Грешные и проклятые | страница 9
Воздух дрожал от глухого грохота вражеской артиллерии. Траншея содрогалась и изгибалась, люди падали с ног или пытались держаться за феррокритовые плиты, удерживавшие волны грязи. Глаза за респираторами были полны страха. Ропот голосов становился громче. Оказавшись между смертью в грязи и воплями этого труса, они были на грани.
Дисциплину следует поддерживать. И поддерживать ее – мой долг.
Я схватил его за бронежилет и подтащил ближе.
- Замолчи! – приказал я. – Замолчи!
Но он не умолкал. Возможно, он уже не мог остановиться. Я не эксперт в области душевных болезней. Может быть, его разум был сломлен настолько, что мир вокруг него превратился в нечто столь бесконечно ужасное, что он не мог думать ни о чем другом, как вопить и вопить и вопить… Этот шум был как нож, буравящий череп. Наверное, даже хуже непрерывного грома вражеских пушек.
Я должен был заставить его замолчать. Ради блага полка. Ради дисциплины. Я подтащил его к обвалившейся стене траншеи и костям. Он пытался вырваться, колотя по моей руке. Слабые удары. Слабый разум. Слабое звено. Я отшвырнул череп и ткнул кричавшего лицом в груду костей.

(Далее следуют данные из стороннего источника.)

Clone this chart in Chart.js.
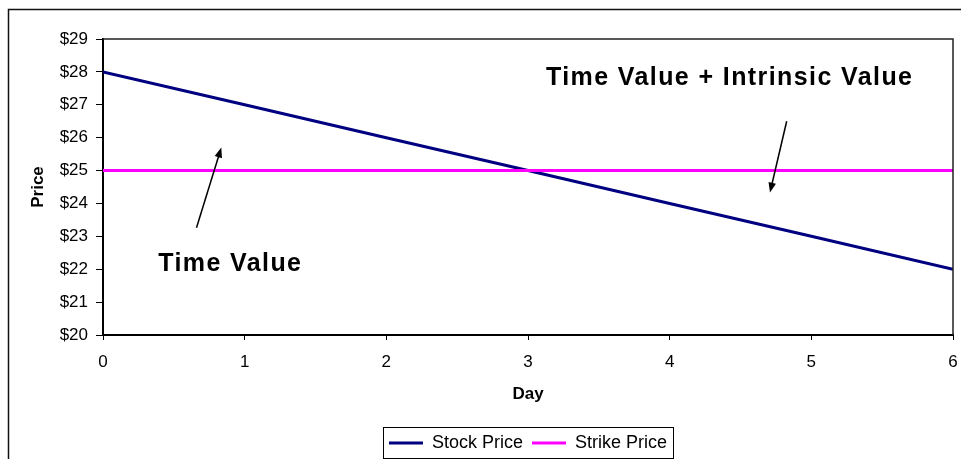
<!DOCTYPE html>
<html>
<head>
<meta charset="utf-8">
<script src="https://cdn.jsdelivr.net/npm/chart.js@4/dist/chart.umd.min.js"></script>
<style>
  html, body { margin: 0; padding: 0; background: #fff; }
  #wrap { width: 961px; height: 459px; }
</style>
</head>
<body>
<div id="wrap"><canvas id="c" width="961" height="459"></canvas></div>
<script>
// Day axis and the two price series
const days = [0, 1, 2, 3, 4, 5, 6];
const stockPrice = [28, 27, 26, 25, 24, 23, 22];
const strikePrice = [25, 25, 25, 25, 25, 25, 25];
const seriesNames = ['Stock Price', 'Strike Price'];
const priceRange = [20, 29];
const dayRange = [0, 6];

// Text call-outs with their arrows, placed in data units (day, price)
const callouts = [
  { text: 'Time Value', at: [0.39, 21.96], arrowFrom: [0.66, 23.26], arrowTo: [0.835, 25.70] },
  { text: 'Time Value + Intrinsic Value', at: [3.127, 27.615], arrowFrom: [4.826, 26.50], arrowTo: [4.708, 24.33] }
];

const FONT = '"Liberation Sans", Arial, sans-serif';

const framePlugin = {
  id: 'frame',
  beforeDraw(chart) {
    const { ctx } = chart;
    ctx.save();
    ctx.fillStyle = '#fff';
    ctx.fillRect(0, 0, chart.width, chart.height);
    ctx.restore();
  },
  afterDatasetsDraw(chart) {
    const { ctx, chartArea: a, scales } = chart;
    ctx.save();
    // thin top and right edges of the plot area
    ctx.strokeStyle = '#222';
    ctx.lineWidth = 1.5;
    ctx.beginPath();
    ctx.moveTo(a.left, a.top);
    ctx.lineTo(a.right, a.top);
    ctx.lineTo(a.right, a.bottom);
    ctx.stroke();

    // call-out texts and arrows
    const px = v => scales.x.getPixelForValue(v);
    const py = v => scales.y.getPixelForValue(v);
    ctx.fillStyle = '#000';
    ctx.strokeStyle = '#000';
    ctx.font = 'bold 25px ' + FONT;
    ctx.textBaseline = 'alphabetic';
    ctx.textAlign = 'left';
    if ('letterSpacing' in ctx) ctx.letterSpacing = '1.4px';
    callouts.forEach(c => {
      ctx.fillText(c.text, px(c.at[0]), py(c.at[1]));
      const x0 = px(c.arrowFrom[0]), y0 = py(c.arrowFrom[1]);
      const x1 = px(c.arrowTo[0]), y1 = py(c.arrowTo[1]);
      const ang = Math.atan2(y1 - y0, x1 - x0);
      const len = 10, hw = 3.8;
      ctx.lineWidth = 1.5;
      ctx.beginPath();
      ctx.moveTo(x0, y0);
      ctx.lineTo(x1 - Math.cos(ang) * len * 0.7, y1 - Math.sin(ang) * len * 0.7);
      ctx.stroke();
      ctx.beginPath();
      ctx.moveTo(x1, y1);
      ctx.lineTo(x1 - Math.cos(ang) * len - Math.sin(ang) * hw, y1 - Math.sin(ang) * len + Math.cos(ang) * hw);
      ctx.lineTo(x1 - Math.cos(ang) * len + Math.sin(ang) * hw, y1 - Math.sin(ang) * len - Math.cos(ang) * hw);
      ctx.closePath();
      ctx.fill();
    });
    if ('letterSpacing' in ctx) ctx.letterSpacing = '0px';
    ctx.restore();
  },
  afterDraw(chart) {
    const { ctx } = chart;
    ctx.save();
    // outer chart frame (runs off the right and bottom edges)
    ctx.strokeStyle = '#111';
    ctx.lineWidth = 1.5;
    ctx.strokeRect(8.5, 9.5, 2000, 2000);
    // box around the legend entries
    const boxes = chart.legend && chart.legend.legendHitBoxes;
    if (boxes && boxes.length) {
      const l = Math.min(...boxes.map(b => b.left));
      const r = Math.max(...boxes.map(b => b.left + b.width));
      const t = Math.min(...boxes.map(b => b.top));
      const h = Math.max(...boxes.map(b => b.height));
      ctx.strokeStyle = '#000';
      ctx.lineWidth = 1;
      ctx.strokeRect(Math.round(l - 6) + 0.5, Math.round(t - 7) + 0.5, Math.round(r - l + 12), Math.round(h + 13));
    }
    ctx.restore();
  }
};

new Chart(document.getElementById('c'), {
  type: 'line',
  data: {
    datasets: [
      {
        label: seriesNames[0],
        data: days.map((d, i) => ({ x: d, y: stockPrice[i] })),
        borderColor: '#000080',
        backgroundColor: '#000080',
        borderWidth: 3,
        pointRadius: 0,
        tension: 0,
        order: 1
      },
      {
        label: seriesNames[1],
        data: days.map((d, i) => ({ x: d, y: strikePrice[i] })),
        borderColor: '#FF00FF',
        backgroundColor: '#FF00FF',
        borderWidth: 3,
        pointRadius: 0,
        tension: 0,
        order: 0
      }
    ]
  },
  options: {
    responsive: false,
    animation: false,
    devicePixelRatio: 1,
    layout: { padding: { top: 39, left: 0, right: 8, bottom: -3 } },
    plugins: {
      tooltip: { enabled: false },
      legend: {
        position: 'bottom',
        fullSize: false,
        labels: {
          color: '#000',
          font: { family: FONT, size: 18 },
          boxWidth: 34,
          boxHeight: 3,
          padding: 9,
          sort: (a, b) => a.datasetIndex - b.datasetIndex,
          generateLabels: chart =>
            Chart.defaults.plugins.legend.labels.generateLabels(chart).map(l => ({
              ...l, fillStyle: l.strokeStyle, lineWidth: 0
            }))
        }
      }
    },
    scales: {
      x: {
        type: 'linear',
        min: dayRange[0],
        max: dayRange[1],
        afterFit: s => { s.height = 90; s.paddingLeft = 0; s.paddingRight = 0; },
        ticks: {
          stepSize: 1,
          color: '#000',
          padding: 12,
          font: { family: FONT, size: 17 }
        },
        grid: { drawOnChartArea: false, drawTicks: true, tickLength: 5, tickColor: '#000', tickWidth: 1 },
        border: { display: true, color: '#000', width: 2 },
        title: {
          display: true,
          text: 'Day',
          color: '#000',
          font: { family: FONT, size: 17, weight: 'bold' },
          padding: { top: 0, bottom: 20 }
        }
      },
      y: {
        min: priceRange[0],
        max: priceRange[1],
        afterFit: s => { s.width = 103; s.paddingTop = 0; s.paddingBottom = 0; },
        ticks: {
          stepSize: 1,
          color: '#000',
          padding: 8,
          font: { family: FONT, size: 17 },
          callback: v => '$' + v
        },
        grid: { drawOnChartArea: false, drawTicks: true, tickLength: 7, tickColor: '#000', tickWidth: 1 },
        border: { display: true, color: '#000', width: 2 },
        title: {
          display: true,
          text: 'Price',
          color: '#000',
          font: { family: FONT, size: 17, weight: 'bold' },
          padding: { top: 28, bottom: 0 }
        }
      }
    }
  },
  plugins: [framePlugin]
});
</script>
</body>
</html>
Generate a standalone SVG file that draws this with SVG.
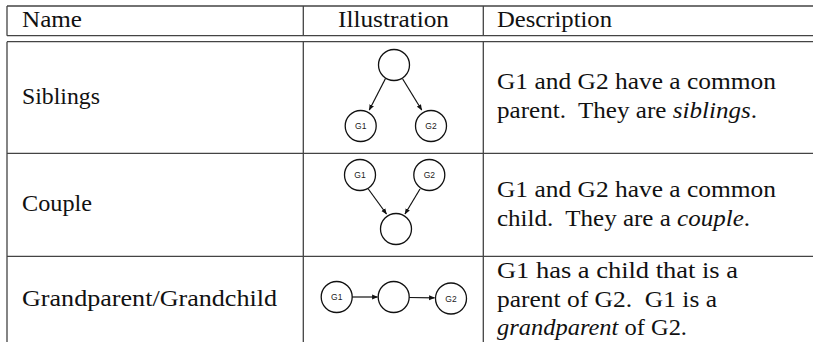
<svg xmlns="http://www.w3.org/2000/svg" width="813" height="342" viewBox="0 0 813 342">
<defs>
<style>
.grid{stroke:#444;stroke-width:1.3;fill:none}
.t{font-family:"Liberation Serif","Times New Roman",serif;font-size:23px;fill:#111}
.it{font-style:italic}
.node circle{fill:#fff;stroke:#111;stroke-width:1.3}
.lbl{font-family:"Liberation Sans",Arial,sans-serif;font-size:8.5px;fill:#222;text-anchor:middle}
.edge{stroke:#111;stroke-width:1.2;fill:none;marker-end:url(#ah)}
</style>
<marker id="ah" viewBox="0 0 10 10" refX="9" refY="5" markerWidth="6" markerHeight="6" markerUnits="userSpaceOnUse" orient="auto">
<path d="M0,1 L10,5 L0,9 z" fill="#111"/>
</marker>
</defs>
<rect width="813" height="342" fill="#fff"/>
<g id="table">
<path class="grid" d="M7,6 H813 M7,35.7 H813 M7,6 V35.7 M303.3,6 V35.7 M483.3,6 V35.7"/>
<path class="grid" d="M7,41.7 H813 M7,153.3 H813 M7,256.3 H813 M7,41.7 V342 M303.3,41.7 V342 M483.3,41.7 V342"/>
</g>
<g id="header">
<text class="t" x="22" y="27" textLength="60" lengthAdjust="spacingAndGlyphs">Name</text>
<text class="t" x="338" y="27" textLength="111" lengthAdjust="spacingAndGlyphs">Illustration</text>
<text class="t" x="497" y="27" textLength="115" lengthAdjust="spacingAndGlyphs">Description</text>
</g>
<g id="names">
<text class="t" x="22" y="104" textLength="78" lengthAdjust="spacingAndGlyphs">Siblings</text>
<text class="t" x="22" y="211" textLength="70" lengthAdjust="spacingAndGlyphs">Couple</text>
<text class="t" x="22" y="306" textLength="255" lengthAdjust="spacingAndGlyphs">Grandparent/Grandchild</text>
</g>
<g id="descriptions">
<text class="t" x="497" y="89" textLength="279" lengthAdjust="spacingAndGlyphs">G1 and G2 have a common</text>
<text class="t" x="497" y="118" textLength="260" lengthAdjust="spacingAndGlyphs">parent.&#160; They are <tspan class="it">siblings</tspan>.</text>
<text class="t" x="497" y="197" textLength="279" lengthAdjust="spacingAndGlyphs">G1 and G2 have a common</text>
<text class="t" x="497" y="226" textLength="253" lengthAdjust="spacingAndGlyphs">child.&#160; They are a <tspan class="it">couple</tspan>.</text>
<text class="t" x="497" y="278" textLength="241" lengthAdjust="spacingAndGlyphs">G1 has a child that is a</text>
<text class="t" x="497" y="307" textLength="220" lengthAdjust="spacingAndGlyphs">parent of G2.&#160; G1 is a</text>
<text class="t" x="497" y="335" textLength="190" lengthAdjust="spacingAndGlyphs"><tspan class="it">grandparent</tspan> of G2.</text>
</g>
<g id="siblings-parent" class="node"><circle cx="394" cy="65" r="15.5"/></g>
<g id="siblings-g1" class="node"><circle cx="360.7" cy="126" r="15.5"/><text class="lbl" x="360.7" y="129">G1</text></g>
<g id="siblings-g2" class="node"><circle cx="431" cy="126" r="15.5"/><text class="lbl" x="431" y="129">G2</text></g>
<g id="couple-g1" class="node"><circle cx="360" cy="175" r="15.5"/><text class="lbl" x="360" y="178">G1</text></g>
<g id="couple-g2" class="node"><circle cx="429.3" cy="175" r="15.5"/><text class="lbl" x="429.3" y="178">G2</text></g>
<g id="couple-child" class="node"><circle cx="396" cy="229" r="15.5"/></g>
<g id="gp-g1" class="node"><circle cx="336.7" cy="297" r="15.5"/><text class="lbl" x="336.7" y="300">G1</text></g>
<g id="gp-mid" class="node"><circle cx="393.7" cy="297" r="15.5"/></g>
<g id="gp-g2" class="node"><circle cx="451" cy="298.5" r="15.5"/><text class="lbl" x="451" y="301.5">G2</text></g>
<g id="connectors">
<line class="edge" x1="385.5" y1="78.5" x2="369.3" y2="110"/>
<line class="edge" x1="402.7" y1="79" x2="421.7" y2="110"/>
<line class="edge" x1="368.3" y1="189" x2="386.5" y2="214"/>
<line class="edge" x1="420" y1="189" x2="405" y2="214"/>
<line class="edge" x1="352.2" y1="297" x2="377.5" y2="297"/>
<line class="edge" x1="409.2" y1="297.5" x2="434.5" y2="297.8"/>
</g>
</svg>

- Идиот, - прорычал я. – Мертвые не могут причинить тебе вред. Но я могу, если ты не прекратишь эти глупости.
Он дергался в моих руках и визжал. Санитар свалился и пытался подняться на ноги. Другие смотрели. Наблюдали. Я хотел, чтобы они это видели. Видели, что здесь нечего бояться. Кроме меня.
Его вопли изменились, превратившись в отчаянный детский плач. Слабый, как я и говорил. Возможно, слишком молодой для поля боя. Но Бог-Император выбрал его и привел его сюда. И наименьшее, что он мог сделать – проявить немного смелости. Это все, чего Бог-Император хочет от своих слуг. Смелость делать то, что необходимо, невзирая на цену. Я говорил это ему, говорил им всем, держа его здесь, лицом в грязи, и не обращая внимания на его попытки вырваться. Эту возможность преподать урок нельзя было упускать, даже посреди ужаса артиллерийского обстрела.
Он отчаянно пытался вырваться. Я толкал его глубже лицом в грязь, пока кости из стены траншеи не посыпались мне на руки и грудь. Его ботинок ударил меня по голени, а его руки тщетно вцепились в грязь по обеим сторонам от его головы. Он пытался держаться за стену траншеи, все еще вопя, хотя теперь его крики были едва слышны за грохотом орудий.
И внезапно он умолк. Это было так неожиданно, что я почти выпустил его. Но я его не выпустил. Я держал его еще мгновение, может быть, больше. Я хотел убедиться. Он должен был осознать преступление, которое он совершил. Трусость – сорняк в саду победы. Страх – порок слабых. А я не потерплю слабости в моем полку.